Of major concern, Prof Carlson says, is a little-known legal theory called the “non-delegation doctrine”, which has lain dormant since the 1930s New Deal-era, but which all five conservative justices have expressed interest in reviving. Judge Barrett has also indicated support for the doctrine in writings.

The theory holds that Congress cannot delegate its legislative powers to administrative agencies, and laws can be quashed if they seem to be designated too much power.

For example, while the Supreme Court ruled in favour of EPA plans to regulate GHG emissions from industry back in 2014, the agency itself admitted that the Clean Air Act, established in the 1960s, doesn’t easily lend itself to regulating CO2.

In the past, Congress has tended to paint in broad brushstrokes like with the Clean Air and Clean Water Acts.

Prof Carlson noted that the Supreme Court could make the argument that because "Congress hasn’t spoken about GHGs in the Clean Air Act, even though it covers air pollutants very broadly, it is therefore an unconstitutional delegation of legislative power to agency”.

She added: “If Congress cannot delegate power to administrative agencies to implement statutes, it could really destroy a whole apparatus that grew up in the post-war era.”

If November brings a blue wave and Democrats become the Senate majority, there is more chance of Congress passing legislation to limit emissions and it being on "firmer ground in the Supreme Court”.

But Prof Carlson added that "Congress will need to be careful about the non-delegation doctrine” and pass a law that is “very clear and direct”, to prevent a court striking it down.

Paths for climate action

While passing a climate bill in Congress is the best chance of success, it’s not the only option.

“In theory, laws on the books are still on the books,” Mr Hartl said. “And Congress is free to pass additional legislation.

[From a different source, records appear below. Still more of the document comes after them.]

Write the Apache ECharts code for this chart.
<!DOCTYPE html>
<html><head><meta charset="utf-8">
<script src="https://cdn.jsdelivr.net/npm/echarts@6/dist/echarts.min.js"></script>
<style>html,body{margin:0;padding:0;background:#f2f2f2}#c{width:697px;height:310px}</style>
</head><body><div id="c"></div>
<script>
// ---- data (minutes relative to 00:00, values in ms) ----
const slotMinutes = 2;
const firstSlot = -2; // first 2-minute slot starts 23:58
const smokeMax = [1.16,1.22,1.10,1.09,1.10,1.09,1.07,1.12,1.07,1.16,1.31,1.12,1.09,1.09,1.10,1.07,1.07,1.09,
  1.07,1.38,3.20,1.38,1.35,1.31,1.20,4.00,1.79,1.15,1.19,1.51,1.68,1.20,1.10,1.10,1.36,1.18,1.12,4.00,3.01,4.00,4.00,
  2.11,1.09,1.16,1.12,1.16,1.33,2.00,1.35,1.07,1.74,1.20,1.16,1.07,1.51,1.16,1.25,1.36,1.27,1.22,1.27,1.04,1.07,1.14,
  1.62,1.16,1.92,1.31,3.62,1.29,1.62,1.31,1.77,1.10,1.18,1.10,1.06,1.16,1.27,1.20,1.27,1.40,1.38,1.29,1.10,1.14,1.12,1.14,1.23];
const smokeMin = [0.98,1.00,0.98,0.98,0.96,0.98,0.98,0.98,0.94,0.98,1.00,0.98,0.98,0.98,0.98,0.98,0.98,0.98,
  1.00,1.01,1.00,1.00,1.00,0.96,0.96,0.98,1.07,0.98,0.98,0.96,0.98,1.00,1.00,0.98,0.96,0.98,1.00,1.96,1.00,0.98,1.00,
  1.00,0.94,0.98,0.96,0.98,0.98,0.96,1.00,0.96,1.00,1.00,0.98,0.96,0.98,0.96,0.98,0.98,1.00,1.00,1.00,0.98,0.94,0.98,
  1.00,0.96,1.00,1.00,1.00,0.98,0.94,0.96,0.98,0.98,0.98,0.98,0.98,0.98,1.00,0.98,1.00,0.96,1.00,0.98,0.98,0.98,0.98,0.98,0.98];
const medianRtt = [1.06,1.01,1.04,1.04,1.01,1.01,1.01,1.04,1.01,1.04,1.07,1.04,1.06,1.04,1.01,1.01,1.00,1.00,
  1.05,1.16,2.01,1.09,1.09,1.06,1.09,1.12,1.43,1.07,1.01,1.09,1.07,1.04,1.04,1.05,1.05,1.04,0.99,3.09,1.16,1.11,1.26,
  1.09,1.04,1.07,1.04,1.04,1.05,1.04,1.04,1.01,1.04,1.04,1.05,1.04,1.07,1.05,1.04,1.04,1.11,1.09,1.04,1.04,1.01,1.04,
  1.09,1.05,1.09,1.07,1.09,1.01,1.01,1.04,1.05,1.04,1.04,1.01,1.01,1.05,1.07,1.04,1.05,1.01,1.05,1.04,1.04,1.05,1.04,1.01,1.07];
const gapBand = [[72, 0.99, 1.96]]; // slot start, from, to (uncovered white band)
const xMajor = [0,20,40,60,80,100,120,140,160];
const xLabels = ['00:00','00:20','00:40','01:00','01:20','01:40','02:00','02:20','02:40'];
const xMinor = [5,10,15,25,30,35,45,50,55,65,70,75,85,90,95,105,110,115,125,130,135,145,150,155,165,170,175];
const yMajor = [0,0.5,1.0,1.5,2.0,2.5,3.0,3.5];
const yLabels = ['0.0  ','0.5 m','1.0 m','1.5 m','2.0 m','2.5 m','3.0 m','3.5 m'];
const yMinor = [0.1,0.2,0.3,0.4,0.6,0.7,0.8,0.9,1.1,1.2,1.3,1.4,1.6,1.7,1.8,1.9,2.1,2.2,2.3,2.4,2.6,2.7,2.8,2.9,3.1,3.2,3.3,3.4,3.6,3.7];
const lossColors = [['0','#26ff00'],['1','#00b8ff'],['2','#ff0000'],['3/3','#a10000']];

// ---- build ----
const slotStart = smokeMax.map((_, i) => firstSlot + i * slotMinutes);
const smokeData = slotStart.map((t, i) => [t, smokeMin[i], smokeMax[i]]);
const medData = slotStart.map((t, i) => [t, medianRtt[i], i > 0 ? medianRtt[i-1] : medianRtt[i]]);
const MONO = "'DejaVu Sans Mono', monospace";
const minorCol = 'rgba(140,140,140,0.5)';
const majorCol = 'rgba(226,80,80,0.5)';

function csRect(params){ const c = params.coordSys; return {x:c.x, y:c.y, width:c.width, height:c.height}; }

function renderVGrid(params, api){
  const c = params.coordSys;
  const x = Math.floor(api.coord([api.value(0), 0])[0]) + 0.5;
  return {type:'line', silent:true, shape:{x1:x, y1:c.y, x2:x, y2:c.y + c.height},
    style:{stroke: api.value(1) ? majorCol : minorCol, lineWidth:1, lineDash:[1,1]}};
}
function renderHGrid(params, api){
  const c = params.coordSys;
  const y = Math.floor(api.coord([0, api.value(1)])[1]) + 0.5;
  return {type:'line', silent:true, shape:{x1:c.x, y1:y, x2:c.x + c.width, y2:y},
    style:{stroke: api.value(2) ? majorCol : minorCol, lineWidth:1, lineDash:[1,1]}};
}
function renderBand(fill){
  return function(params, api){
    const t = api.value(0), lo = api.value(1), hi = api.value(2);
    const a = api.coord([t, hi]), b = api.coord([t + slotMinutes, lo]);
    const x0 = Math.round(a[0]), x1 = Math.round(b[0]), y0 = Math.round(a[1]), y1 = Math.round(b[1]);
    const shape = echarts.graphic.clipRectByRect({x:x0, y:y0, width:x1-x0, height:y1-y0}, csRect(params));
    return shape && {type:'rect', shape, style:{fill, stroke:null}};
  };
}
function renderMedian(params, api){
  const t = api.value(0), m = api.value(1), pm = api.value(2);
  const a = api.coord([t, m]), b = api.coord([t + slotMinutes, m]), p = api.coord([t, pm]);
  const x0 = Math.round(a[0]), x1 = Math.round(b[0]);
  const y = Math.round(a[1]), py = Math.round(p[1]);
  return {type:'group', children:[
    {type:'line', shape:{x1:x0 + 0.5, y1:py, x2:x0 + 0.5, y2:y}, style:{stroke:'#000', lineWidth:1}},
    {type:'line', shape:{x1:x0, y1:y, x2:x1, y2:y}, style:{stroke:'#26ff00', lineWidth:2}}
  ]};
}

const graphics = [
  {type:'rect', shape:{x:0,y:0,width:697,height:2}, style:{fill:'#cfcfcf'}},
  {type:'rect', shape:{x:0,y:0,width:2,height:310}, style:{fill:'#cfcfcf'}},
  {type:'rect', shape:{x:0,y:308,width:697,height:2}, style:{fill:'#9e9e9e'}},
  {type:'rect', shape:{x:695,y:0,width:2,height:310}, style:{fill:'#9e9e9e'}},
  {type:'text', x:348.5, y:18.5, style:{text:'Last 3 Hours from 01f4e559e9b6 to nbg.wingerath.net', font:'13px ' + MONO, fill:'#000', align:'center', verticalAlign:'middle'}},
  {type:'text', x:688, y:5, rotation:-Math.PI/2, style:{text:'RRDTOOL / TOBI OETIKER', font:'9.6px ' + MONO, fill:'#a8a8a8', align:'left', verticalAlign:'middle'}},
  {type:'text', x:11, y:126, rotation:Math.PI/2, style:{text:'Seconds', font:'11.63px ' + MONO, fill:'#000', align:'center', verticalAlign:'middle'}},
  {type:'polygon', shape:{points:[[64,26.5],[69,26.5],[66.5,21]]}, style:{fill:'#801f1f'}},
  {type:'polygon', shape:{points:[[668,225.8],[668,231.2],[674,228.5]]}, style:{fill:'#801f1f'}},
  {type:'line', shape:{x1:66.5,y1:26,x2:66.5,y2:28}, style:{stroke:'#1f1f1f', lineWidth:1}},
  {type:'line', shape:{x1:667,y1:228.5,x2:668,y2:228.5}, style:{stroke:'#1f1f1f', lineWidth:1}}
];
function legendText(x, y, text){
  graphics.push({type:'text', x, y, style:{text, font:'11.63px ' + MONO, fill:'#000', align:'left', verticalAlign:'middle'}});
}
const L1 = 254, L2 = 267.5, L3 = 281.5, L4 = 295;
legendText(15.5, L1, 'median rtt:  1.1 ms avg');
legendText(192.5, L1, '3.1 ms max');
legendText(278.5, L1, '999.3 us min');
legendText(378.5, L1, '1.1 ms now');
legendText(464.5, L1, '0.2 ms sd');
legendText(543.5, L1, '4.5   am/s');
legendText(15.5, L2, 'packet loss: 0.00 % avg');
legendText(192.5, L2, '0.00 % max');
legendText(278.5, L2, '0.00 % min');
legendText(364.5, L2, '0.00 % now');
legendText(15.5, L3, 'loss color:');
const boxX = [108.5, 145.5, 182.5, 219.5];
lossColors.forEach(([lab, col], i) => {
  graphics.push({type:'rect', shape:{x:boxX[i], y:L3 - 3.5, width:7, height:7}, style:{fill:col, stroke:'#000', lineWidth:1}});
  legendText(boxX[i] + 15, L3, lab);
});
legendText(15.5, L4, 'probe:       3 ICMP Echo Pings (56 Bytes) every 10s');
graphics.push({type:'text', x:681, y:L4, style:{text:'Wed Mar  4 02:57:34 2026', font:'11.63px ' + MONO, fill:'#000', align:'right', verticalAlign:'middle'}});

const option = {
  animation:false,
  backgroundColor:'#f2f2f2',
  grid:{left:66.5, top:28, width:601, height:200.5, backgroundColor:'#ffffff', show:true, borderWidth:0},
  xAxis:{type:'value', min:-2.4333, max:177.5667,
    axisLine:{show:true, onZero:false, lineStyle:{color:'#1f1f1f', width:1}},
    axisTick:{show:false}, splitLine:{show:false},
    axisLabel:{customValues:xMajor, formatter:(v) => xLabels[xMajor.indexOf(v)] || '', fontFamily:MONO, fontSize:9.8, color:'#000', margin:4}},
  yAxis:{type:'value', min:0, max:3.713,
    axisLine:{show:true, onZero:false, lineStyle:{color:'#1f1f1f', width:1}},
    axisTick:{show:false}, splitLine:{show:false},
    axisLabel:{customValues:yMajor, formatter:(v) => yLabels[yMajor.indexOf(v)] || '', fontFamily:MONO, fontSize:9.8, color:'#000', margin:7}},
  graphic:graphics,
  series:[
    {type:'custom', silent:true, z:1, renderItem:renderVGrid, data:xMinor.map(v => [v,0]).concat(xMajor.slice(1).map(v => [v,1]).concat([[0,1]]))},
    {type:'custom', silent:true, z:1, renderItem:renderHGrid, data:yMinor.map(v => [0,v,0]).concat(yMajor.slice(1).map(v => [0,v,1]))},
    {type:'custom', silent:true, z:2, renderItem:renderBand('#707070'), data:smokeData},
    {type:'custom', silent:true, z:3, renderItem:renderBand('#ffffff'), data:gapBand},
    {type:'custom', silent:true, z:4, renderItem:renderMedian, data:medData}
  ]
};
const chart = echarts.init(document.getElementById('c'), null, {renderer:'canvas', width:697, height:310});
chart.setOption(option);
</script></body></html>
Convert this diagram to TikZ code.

There are still lots of tools to address climate and environmental problems even in a world with a 6-3 conservative majority.

“The challenge is to find legal action that is less at the fringe and not push the boundaries when you have a court that is hostile to boundaries.”

Prof Carlson said that it remains to be seen how far the court moves to the right. Conservative Chief Justice John Roberts has joined with the liberal wing in some recent rulings but with such a tip in the court, his power is diluted.

And then there’s the question of whether Democrats will add more seats to the court, something Mr Biden and Sen Harris have been coy about.

“There’s so many moving parts,” Prof Carlson said.

Mr Hartl noted that Democrats have been “a little bit naive” compared to how Republicans have approached the courts. A study this year found that the GOP has been laser-focused in its strategy of packing supreme courts at state level too.

In 2014, after President Obama’s climate change law was blocked by Congress, he pivoted to the EPA, creating the Clean Power Plan which set the first-ever limits on power plants, the largest source of carbon pollution in the US.

The standard set by Massachusetts v EPA means it should have succeeded. But around two dozen, largely Republican leaning states sued to block it, a move that was backed by the Supreme Court. The regulation withered until the end of Obama’s presidency and President Trump replaced it with a watered-down version.

Mr Hartl said the Clean Power Plan has suffered from Democrats’ ultimately flawed calculus that industry and Republicans "wouldn’t fight to the death and litigate”.

“Industry fought everything that Obama did as if it were the worst thing ever,” Mr Hartl said. Making meaningful environmental progress ”will require a change in thinking about how to anticipate what the court will do".

He added: "Frankly because of the likely challenge to standing, it’s going to be harder for the advocacy groups and states.

"So it’s going to be incumbent upon a potential Biden administration to do the right thing from the outset, even if it’s politically difficult.”